En el curso del trayecto, la autora nos acompaña a través de la campiña inglesa y a los despachos de los abogados en el centro de Londres, de los que todavía quedan rastros anteriores al desarrollo económico de la época de la Sra. Thatcher. El libro está salpicado de referencias pictóricas a artistas hoy poco renombrados, como Creswick, Wouvermans, Cuyps, Teniers, Salvator Rosa o Claudio de Lorena. Durante el octavo capítulo de la primera parte hay un excurso verdaderamente antológico sobre el prerrafaelismo, a cuenta de un inquietante retrato de la nueva señora de Audley Court. En el décimo-octavo, nos encontramos con una referencia al crimen de Maria Manning, que conmovió a aquella sociedad como sólo lo conseguiría más tarde Jack el Destripador.

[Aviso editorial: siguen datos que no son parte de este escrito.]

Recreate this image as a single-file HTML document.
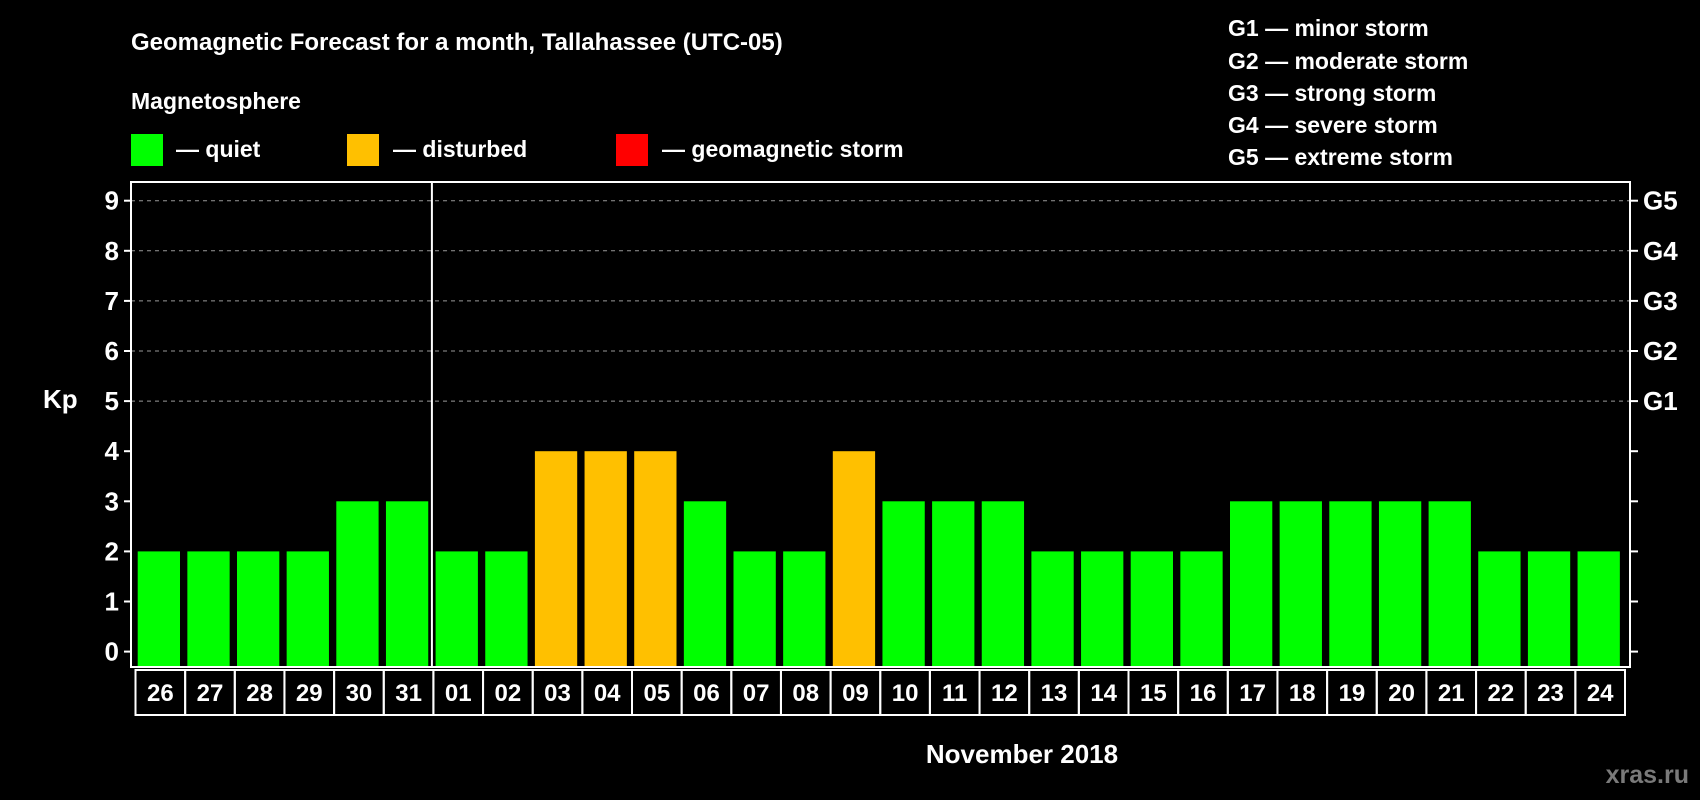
<!DOCTYPE html>
<html><head><meta charset="utf-8"><style>
html,body{margin:0;padding:0;background:#000;}
svg{display:block;font-family:"Liberation Sans",Arial,sans-serif;font-weight:bold;}
</style></head><body>
<svg id="chart" width="1700" height="800" viewBox="0 0 1700 800">
<rect width="1700" height="800" fill="#000"/>
<text x="131" y="50" fill="#fff" font-size="24">Geomagnetic Forecast for a month, Tallahassee (UTC-05)</text>
<text x="131" y="109" fill="#fff" font-size="23">Magnetosphere</text>
<g><rect x="131" y="134" width="32" height="32" fill="#00ff00"/><text x="176" y="157" fill="#fff" font-size="23">— quiet</text></g>
<g><rect x="347" y="134" width="32" height="32" fill="#ffc000"/><text x="393" y="157" fill="#fff" font-size="23">— disturbed</text></g>
<g><rect x="616" y="134" width="32" height="32" fill="#ff0000"/><text x="662" y="157" fill="#fff" font-size="23">— geomagnetic storm</text></g>
<g fill="#fff" font-size="23">
<text x="1228" y="36">G1 — minor storm</text>
<text x="1228" y="69">G2 — moderate storm</text>
<text x="1228" y="101">G3 — strong storm</text>
<text x="1228" y="133">G4 — severe storm</text>
<text x="1228" y="165">G5 — extreme storm</text>
</g>
<text x="43" y="408" fill="#fff" font-size="26">Kp</text>
<text x="1022" y="763" fill="#fff" font-size="26" text-anchor="middle">November 2018</text>
<text x="1689" y="783" fill="#7a7a7a" font-size="25" text-anchor="end">xras.ru</text>
<g id="plot"></g>
</svg>
<script>
const days = ["26","27","28","29","30","31","01","02","03","04","05","06","07","08","09","10","11","12","13","14","15","16","17","18","19","20","21","22","23","24","25"].slice(0,30);
const kpValues = [2,2,2,2,3,3,2,2,4,4,4,3,2,2,4,3,3,3,2,2,2,2,3,3,3,3,3,2,2,2];
const yTicks = [0,1,2,3,4,5,6,7,8,9];
const gLabels = ["G1","G2","G3","G4","G5"];
const gLevels = [5,6,7,8,9];
const monthStartIndex = 6;

const NS="http://www.w3.org/2000/svg";
const plot=document.getElementById('plot');
const L=131,R=1630,T=182,B=667,X0=137.7,PITCH=49.65,BW=42.3;
const y=v=>651.6-v*50.1;
const x=i=>X0+i*PITCH;
function mk(tag,attrs,parent){const e=document.createElementNS(NS,tag);for(const k in attrs)e.setAttribute(k,attrs[k]);(parent||plot).appendChild(e);return e;}
function color(v){return v>=5?"#ff0000":v>=4?"#ffc000":"#00ff00";}

// grid
yTicks.forEach(v=>{
  if(v>=5){const g=mk('line',{x1:L,x2:R,y1:y(v),y2:y(v),stroke:"#999","stroke-width":1,"stroke-dasharray":"4,4"});
  
  }
  const t1=mk('line',{x1:L-7,x2:L,y1:y(v),y2:y(v),stroke:"#fff","stroke-width":2});
  
  
  const t2=mk('line',{x1:R,x2:R+8,y1:y(v),y2:y(v),stroke:"#fff","stroke-width":2});
  
  
  const lab=mk('text',{x:L-12,y:y(v)+9,fill:"#fff","font-size":26,"text-anchor":"end"});
  lab.textContent=v;
  
  
});
gLabels.forEach((g,i)=>{
  const t=mk('text',{x:R+13,y:y(gLevels[i])+9,fill:"#fff","font-size":26});
  t.textContent=g;
  
  
});
// bars
kpValues.forEach((v,i)=>{
  const r=mk('rect',{x:x(i),y:y(v),width:BW,height:B-y(v),fill:color(v)});
  
  
});
// frame
const fr=mk('rect',{x:L,y:T,width:R-L,height:B-T,fill:"none",stroke:"#fff","stroke-width":2});


const sep=mk('line',{x1:x(monthStartIndex)-3.7,x2:x(monthStartIndex)-3.7,y1:T,y2:B,stroke:"#fff","stroke-width":2});


// day label boxes
days.forEach((d,i)=>{
  const bx=x(i)-2.2;
  const r=mk('rect',{x:bx,y:670,width:PITCH,height:45,fill:"none",stroke:"#fff","stroke-width":2});
  
  
  const t=mk('text',{x:bx+PITCH/2,y:701,fill:"#fff","font-size":24,"text-anchor":"middle"});
  t.textContent=d;
  
  
});
</script>
</body></html>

Ya en la segunda parte, el capítulo séptimo hace un alto en el camino durante la investigación de Robert para ofrecer una oda en prosa a la institución más británica, hoy amenazada por la apetencia creciente por el café surgida después de la Segunda Guerra Mundial y elevada a la enésima potencia por la invasión de Starbuck’s. Por supuesto, nos estamos refiriendo al té y más concretamente a cómo el brebaje debe prepararse canónicamente, al gusto indio de su variedad negra más que a las preferencias ecológicas por la versión verde o china.
También aparecen, aquí y allá, menciones a la religión en la nación que con más cinismo la ha tratado; a saber, Braddon recuerda por momentos -en plena era victoriana de rampante puritanismo- a las familias que resultaban eliminadas por haber albergado sacerdotes o por celebrar Misas secretamente. Por su parte, el joven letrado Audley añora el día en que pueda tranquilamente rezar el Rosario frente al mar de Yorkshire. En cuanto a Lucy, los vicios de la vanidad, el egoísmo y la ambición, que la herejía protestante ha exportado con singular eficacia, la tienen aprisionada desde antiguo.
El expresionismo quizás hubiera sentido, en el fondo, compasión por esos defectos; compasión expresada de forma brutal, fea y no del gusto de nuestra metafísica católica, en donde siempre ha de resplandecer la belleza del ser. Pero Braddon no anticipa el expresionismo, sólo quizás el modernismo: Detrás de los ojos azules de Lucy, de la forma perfecta de su nariz, de sus labios sacados de un retrato de Holman Hunt, se esconde un vacío moral que no es ya pecado como desobediencia al decálogo, sino un incipiente nihilismo que sacrifica la conciencia en aras de la justificación vital.
Cuando hayan terminado East Lynne, texto del que dimos cuenta en una pasada entrega de estas lecturas desde Walsingham, no dejen de hacerse con un ejemplar, ya sea en lengua española o inglesa, de “El secreto de Lady Audley”; disfrutarán ambas inmensamente, la una compartiendo las penurias interiores de la gran dama, la otra con un recorrido visual, literario y hasta musical por el sendero del engaño y del crimen. Y comparen así a la madre atormentada Lady Carlyle con la egoísta, fría y cruel Lucy Graham – dos perfiles diversos pero igualmente dramáticos. ¿Alguien habló de la flema inglesa?